Furthermore, Dr. Das Gupta stated, "Our polymeric Li-Ion batteries can actually be used as part of the structure of the vehicle." Instead of fitting batteries into a chassis, the batteries could become part of the chassis. If that concept does not fire up an EV designer's imagination, he/she is in the wrong business.
However, design flexibility is not Electrovaya's only benefit. Safety is inherent in the polymeric Li-Ion chemistry. "These batteries cannot go into thermal runaway," Dr. Das Gupta explained, "The cathode in a polymeric Li-Ion battery cannot easily produce oxygen." It is rapidly-produced oxygen from the cathode that fuels combustion in other Li-Ion batteries. Take the oxygen out of the picture, and the combustion never starts.
Added to these features are the "standard" benefits of Li-Ion batteries. They are far lighter than other battery chemistries. Electrovaya claims and energy density of 230Watt*hours/kg, which is competitive with specifications on batteries from Valence and other Li-Ion manufacturers.
Dr. Das Gupta and his staff were not satisfied to merely speculate on how well their batteries would work in an EV. Instead, they built the Maya-100 as a test-bed. Using GM's mini-SUV "Tracker" model as the glider for their project, Electrovaya built a ground-up EV drivetrain. For safety reasons, they decided to use a much lower voltage system than those seen in other EVs. While recent EV designs have specified a buss voltage of roughly 400VDC, the Maya-100 runs on 120-130 volts. In order to efficiently harness the lower voltage, Electrovaya engineers designed a new motor which would give them the desired performance characteristics.
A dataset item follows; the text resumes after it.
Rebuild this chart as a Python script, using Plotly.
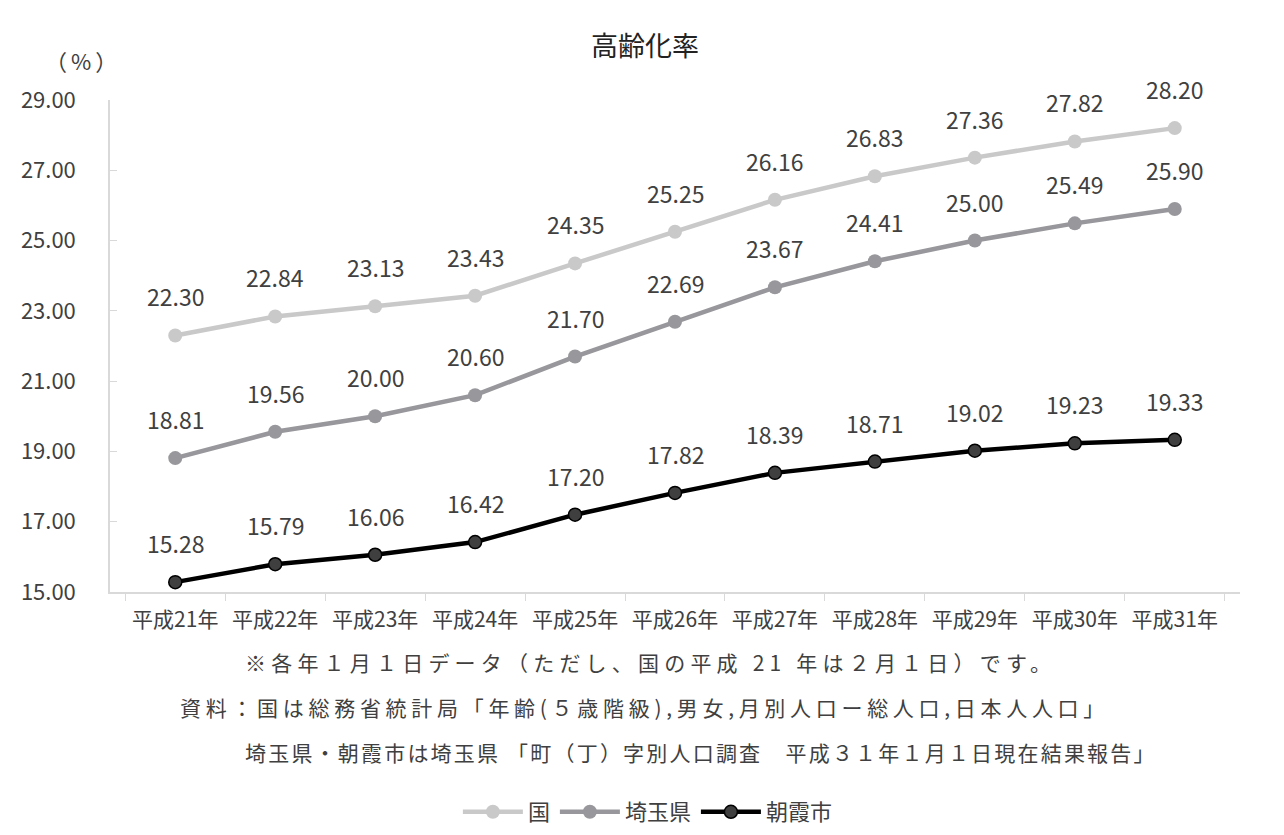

Of course, the new motor required an all-new control system, which Electrovaya created as well.
When the engineering and fabrication were finished, the Maya-100 surpassed everyone's expectations. It demonstrated a range of up to 230 miles and could cruise at the electronically-regulated top speed of 80 mph. While lead-acid batteries stop working in below-zero temperatures, the polymeric Li-Ion batteries in the Maya-100 kept delivering power throughout winter testing in and around Electrovaya's headquarters in Ontario, Canada. The Maya-100 was so impressive that it won the Best Battery Electric Vehicle and the Technology awards at the 2004 Tour de Sol.
I asked Dr. Das Gupta about Electrovaya's future EV plans. "We are currently working on several electric vehicle projects, including a riding lawn mower which should be able to mow an 18-hole golf course on one charge. We are also developing an off-road vehicle and a courier vehicle. Another project we have is a collaboration with a Norwegian company. We are creating an electric vehicle based on the Daimler Smart Car."
Dr. Das Gupta feels that Norway has the highest potential of any nation for developing a significant EV market in the near future. Clean hydroelectric power, new laws, and social consciousness combine to make Norway a hotbed of EV development. EVs made by Peugeot, Renault, Think and Kewet are already available to Norweigians.
Electrovaya is also developing plans for a new five-passenger electric vehicle based on a commonly-available 2007 automotive platform which Dr. Das Gupta declined to name. He is also looking at various projects related to the $10M PHEV initiative recently announced by New York State.
"I am a tremendous fan of EVs," he told me, "But not on an emotional basis. I think the timing is right. I think the tipping point has arrived."
With the recent vehicle introductions by Tesla Motors and AC Propulsion, and with battery developments such as those achieved by Electrovaya, I am inclined to agree.